Trust issues between workers and their bosses and lack of supervision are among worries that managers expressed as the hiccup in the implementation of remote working.
"There is mistrust in some employers. Some supervisors, perhaps because they feel they must be in control or don't trust their workers, are uncomfortable having employees work offsite," the survey titled The COVID-19 pandemic and the Kenyan workplace" conducted by human resources consulting firm Corporate Staffing Services revealed.
However, in spite of such teething problems, nearly three quarters of the employers said they would like to entrench the work-from-home culture in their organizations once the novel Coronavirus pandemic is over.
The presidential directive in March 15 urging employers to allow their employees change their workstations to their home environments to help curb spread of the global pandemic has been implemented by over half of employers, with 65.5 per cent having obeyed the order according to the survey findings, as the public health situation in the country faces a never seen before challenge.
"Whichever way you look at it, Conavirus has disrupted the workplace," adds Corporate Staffing Services managing partner Perminus Wainaina.
The survey which involved total of 1,830 employees and 258 employers from various sectors in the country revealed that employers never prepared their staff for such an eventuality, hence employees lack the right training and capacity to fulfill their duties effectively.
Employers also felt that there is less supervision when a staff has to work off-site, giving leeway to poorly done work, which in effect would mean repeating the task and wasting time while at it.
They also felt that the staff are less productive while working at home.
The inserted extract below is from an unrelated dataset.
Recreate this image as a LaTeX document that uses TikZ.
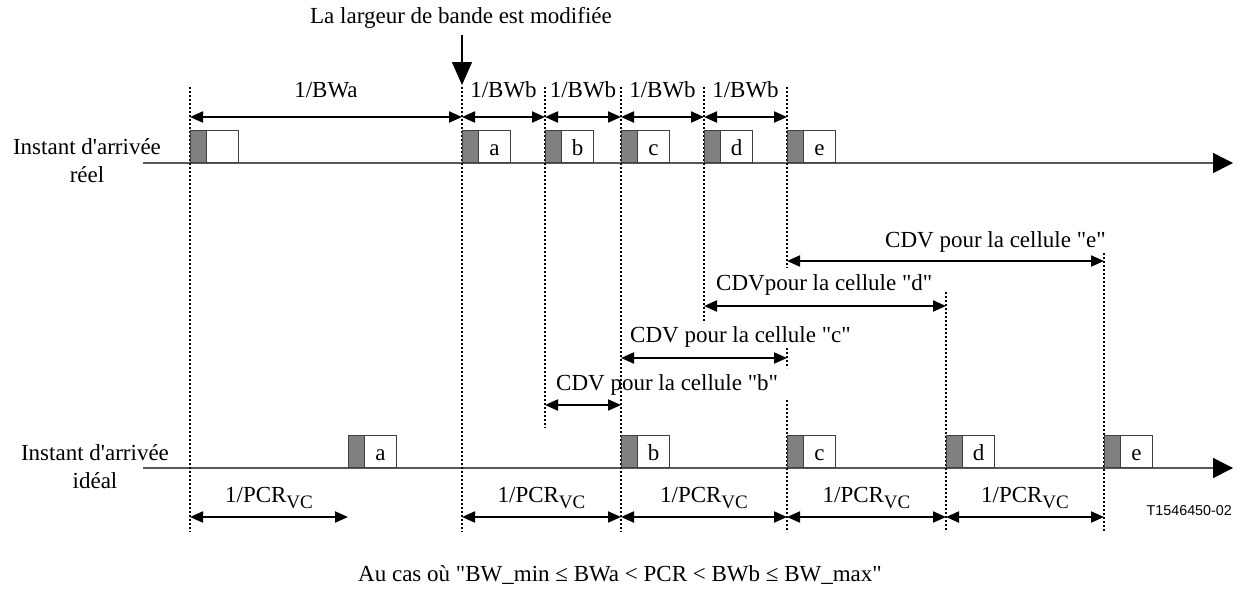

Of those who have not implemented the president's order, 68 per cent indicated that lack of supervision structures left them no option than to require their employees to physically show up at work.
Only 21 per cent said their work falls in the essential services category meaning the staff must be present at work.
According to Wainaina, the secret lies in continual training of both employees and employers to ensure a smooth transition to remote working.
"There is need for proper training not only on the technical but also skills such as discipline. There's also need to ensure that there is infrastructure to support the employee," he said.
Many businesses have no business continuity plan, a strategy that gives direction to a company or business on its work processes in the event of some unforeseen calamity.
The survey found out that only a fifth of the respondents had such a plan, at 21.4 per cent or 69 of the respondents.